Saved data entries
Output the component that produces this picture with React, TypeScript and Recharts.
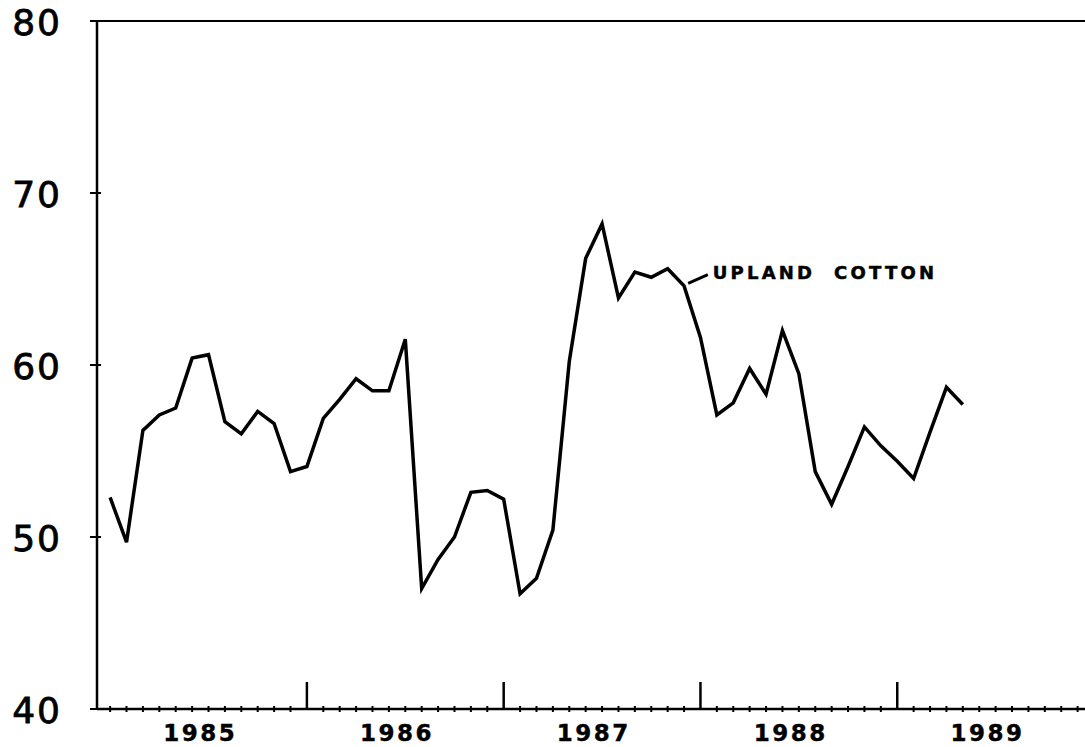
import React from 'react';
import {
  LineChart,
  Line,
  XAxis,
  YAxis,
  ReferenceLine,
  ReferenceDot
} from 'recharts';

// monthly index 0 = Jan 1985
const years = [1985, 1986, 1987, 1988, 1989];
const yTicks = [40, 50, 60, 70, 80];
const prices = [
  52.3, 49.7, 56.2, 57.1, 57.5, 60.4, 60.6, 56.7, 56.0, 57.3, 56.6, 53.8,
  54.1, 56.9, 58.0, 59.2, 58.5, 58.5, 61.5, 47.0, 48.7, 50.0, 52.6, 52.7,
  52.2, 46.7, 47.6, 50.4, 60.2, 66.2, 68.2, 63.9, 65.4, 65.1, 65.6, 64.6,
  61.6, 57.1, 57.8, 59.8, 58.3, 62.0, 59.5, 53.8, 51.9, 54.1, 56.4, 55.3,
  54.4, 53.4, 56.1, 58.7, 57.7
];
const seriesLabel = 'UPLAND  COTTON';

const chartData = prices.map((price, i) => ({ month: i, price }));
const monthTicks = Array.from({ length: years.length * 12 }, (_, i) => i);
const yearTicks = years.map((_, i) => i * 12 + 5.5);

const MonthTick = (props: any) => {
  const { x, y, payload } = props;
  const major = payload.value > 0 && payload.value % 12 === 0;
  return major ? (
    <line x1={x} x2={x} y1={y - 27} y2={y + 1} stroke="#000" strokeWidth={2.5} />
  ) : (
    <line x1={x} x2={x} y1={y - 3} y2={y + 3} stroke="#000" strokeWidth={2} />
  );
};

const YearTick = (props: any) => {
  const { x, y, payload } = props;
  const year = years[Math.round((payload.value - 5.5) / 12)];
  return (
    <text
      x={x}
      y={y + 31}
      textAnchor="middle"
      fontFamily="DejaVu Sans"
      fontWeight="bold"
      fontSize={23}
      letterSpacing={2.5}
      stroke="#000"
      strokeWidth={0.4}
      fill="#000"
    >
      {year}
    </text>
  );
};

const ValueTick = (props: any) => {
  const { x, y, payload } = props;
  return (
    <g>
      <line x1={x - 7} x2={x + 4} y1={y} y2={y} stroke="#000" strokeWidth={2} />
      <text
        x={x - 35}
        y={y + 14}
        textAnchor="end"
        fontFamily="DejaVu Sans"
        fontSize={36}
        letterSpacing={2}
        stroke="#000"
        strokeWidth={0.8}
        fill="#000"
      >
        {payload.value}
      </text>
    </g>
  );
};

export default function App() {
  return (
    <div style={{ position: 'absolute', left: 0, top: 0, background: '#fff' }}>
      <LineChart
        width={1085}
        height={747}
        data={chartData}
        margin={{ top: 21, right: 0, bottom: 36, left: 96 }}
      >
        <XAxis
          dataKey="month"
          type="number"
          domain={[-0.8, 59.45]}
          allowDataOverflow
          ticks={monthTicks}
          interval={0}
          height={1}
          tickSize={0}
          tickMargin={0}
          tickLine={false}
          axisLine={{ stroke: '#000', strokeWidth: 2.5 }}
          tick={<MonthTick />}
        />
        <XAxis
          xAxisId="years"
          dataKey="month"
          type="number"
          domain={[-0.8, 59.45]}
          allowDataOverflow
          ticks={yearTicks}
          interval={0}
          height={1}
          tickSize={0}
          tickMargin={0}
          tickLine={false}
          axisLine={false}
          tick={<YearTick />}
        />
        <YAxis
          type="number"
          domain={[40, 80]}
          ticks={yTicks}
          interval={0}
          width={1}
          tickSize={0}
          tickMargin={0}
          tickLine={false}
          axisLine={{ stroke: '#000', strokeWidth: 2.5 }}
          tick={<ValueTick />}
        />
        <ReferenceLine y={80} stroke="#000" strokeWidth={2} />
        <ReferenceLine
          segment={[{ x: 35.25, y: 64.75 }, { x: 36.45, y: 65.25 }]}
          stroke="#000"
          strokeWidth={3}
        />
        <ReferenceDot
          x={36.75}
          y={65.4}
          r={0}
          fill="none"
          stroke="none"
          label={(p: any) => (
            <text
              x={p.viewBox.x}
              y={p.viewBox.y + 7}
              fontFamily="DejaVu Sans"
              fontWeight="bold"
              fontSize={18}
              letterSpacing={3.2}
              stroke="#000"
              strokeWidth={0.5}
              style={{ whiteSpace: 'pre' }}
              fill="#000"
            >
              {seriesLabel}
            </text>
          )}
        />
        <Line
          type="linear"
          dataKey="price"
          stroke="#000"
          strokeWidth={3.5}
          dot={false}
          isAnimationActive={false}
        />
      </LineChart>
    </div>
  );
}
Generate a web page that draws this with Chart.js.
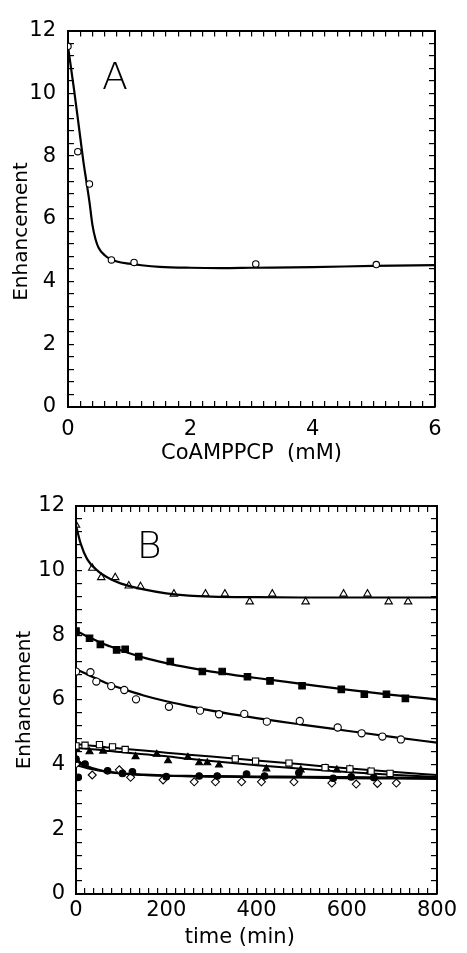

What you have to do: Copy out all the entries exactly. Images stay out of the copy.

Exercise solution:
Output the component that produces this picture with React, TypeScript and Recharts.
import React from 'react';
import {
  LineChart,
  Line,
  XAxis,
  YAxis,
  ReferenceLine,
  ReferenceDot
} from 'recharts';

// monthly index 0 = Jan 1985
const years = [1985, 1986, 1987, 1988, 1989];
const yTicks = [40, 50, 60, 70, 80];
const prices = [
  52.3, 49.7, 56.2, 57.1, 57.5, 60.4, 60.6, 56.7, 56.0, 57.3, 56.6, 53.8,
  54.1, 56.9, 58.0, 59.2, 58.5, 58.5, 61.5, 47.0, 48.7, 50.0, 52.6, 52.7,
  52.2, 46.7, 47.6, 50.4, 60.2, 66.2, 68.2, 63.9, 65.4, 65.1, 65.6, 64.6,
  61.6, 57.1, 57.8, 59.8, 58.3, 62.0, 59.5, 53.8, 51.9, 54.1, 56.4, 55.3,
  54.4, 53.4, 56.1, 58.7, 57.7
];
const seriesLabel = 'UPLAND  COTTON';

const chartData = prices.map((price, i) => ({ month: i, price }));
const monthTicks = Array.from({ length: years.length * 12 }, (_, i) => i);
const yearTicks = years.map((_, i) => i * 12 + 5.5);

const MonthTick = (props: any) => {
  const { x, y, payload } = props;
  const major = payload.value > 0 && payload.value % 12 === 0;
  return major ? (
    <line x1={x} x2={x} y1={y - 27} y2={y + 1} stroke="#000" strokeWidth={2.5} />
  ) : (
    <line x1={x} x2={x} y1={y - 3} y2={y + 3} stroke="#000" strokeWidth={2} />
  );
};

const YearTick = (props: any) => {
  const { x, y, payload } = props;
  const year = years[Math.round((payload.value - 5.5) / 12)];
  return (
    <text
      x={x}
      y={y + 31}
      textAnchor="middle"
      fontFamily="DejaVu Sans"
      fontWeight="bold"
      fontSize={23}
      letterSpacing={2.5}
      stroke="#000"
      strokeWidth={0.4}
      fill="#000"
    >
      {year}
    </text>
  );
};

const ValueTick = (props: any) => {
  const { x, y, payload } = props;
  return (
    <g>
      <line x1={x - 7} x2={x + 4} y1={y} y2={y} stroke="#000" strokeWidth={2} />
      <text
        x={x - 35}
        y={y + 14}
        textAnchor="end"
        fontFamily="DejaVu Sans"
        fontSize={36}
        letterSpacing={2}
        stroke="#000"
        strokeWidth={0.8}
        fill="#000"
      >
        {payload.value}
      </text>
    </g>
  );
};

export default function App() {
  return (
    <div style={{ position: 'absolute', left: 0, top: 0, background: '#fff' }}>
      <LineChart
        width={1085}
        height={747}
        data={chartData}
        margin={{ top: 21, right: 0, bottom: 36, left: 96 }}
      >
        <XAxis
          dataKey="month"
          type="number"
          domain={[-0.8, 59.45]}
          allowDataOverflow
          ticks={monthTicks}
          interval={0}
          height={1}
          tickSize={0}
          tickMargin={0}
          tickLine={false}
          axisLine={{ stroke: '#000', strokeWidth: 2.5 }}
          tick={<MonthTick />}
        />
        <XAxis
          xAxisId="years"
          dataKey="month"
          type="number"
          domain={[-0.8, 59.45]}
          allowDataOverflow
          ticks={yearTicks}
          interval={0}
          height={1}
          tickSize={0}
          tickMargin={0}
          tickLine={false}
          axisLine={false}
          tick={<YearTick />}
        />
        <YAxis
          type="number"
          domain={[40, 80]}
          ticks={yTicks}
          interval={0}
          width={1}
          tickSize={0}
          tickMargin={0}
          tickLine={false}
          axisLine={{ stroke: '#000', strokeWidth: 2.5 }}
          tick={<ValueTick />}
        />
        <ReferenceLine y={80} stroke="#000" strokeWidth={2} />
        <ReferenceLine
          segment={[{ x: 35.25, y: 64.75 }, { x: 36.45, y: 65.25 }]}
          stroke="#000"
          strokeWidth={3}
        />
        <ReferenceDot
          x={36.75}
          y={65.4}
          r={0}
          fill="none"
          stroke="none"
          label={(p: any) => (
            <text
              x={p.viewBox.x}
              y={p.viewBox.y + 7}
              fontFamily="DejaVu Sans"
              fontWeight="bold"
              fontSize={18}
              letterSpacing={3.2}
              stroke="#000"
              strokeWidth={0.5}
              style={{ whiteSpace: 'pre' }}
              fill="#000"
            >
              {seriesLabel}
            </text>
          )}
        />
        <Line
          type="linear"
          dataKey="price"
          stroke="#000"
          strokeWidth={3.5}
          dot={false}
          isAnimationActive={false}
        />
      </LineChart>
    </div>
  );
}
Generate a web page that draws this with Chart.js.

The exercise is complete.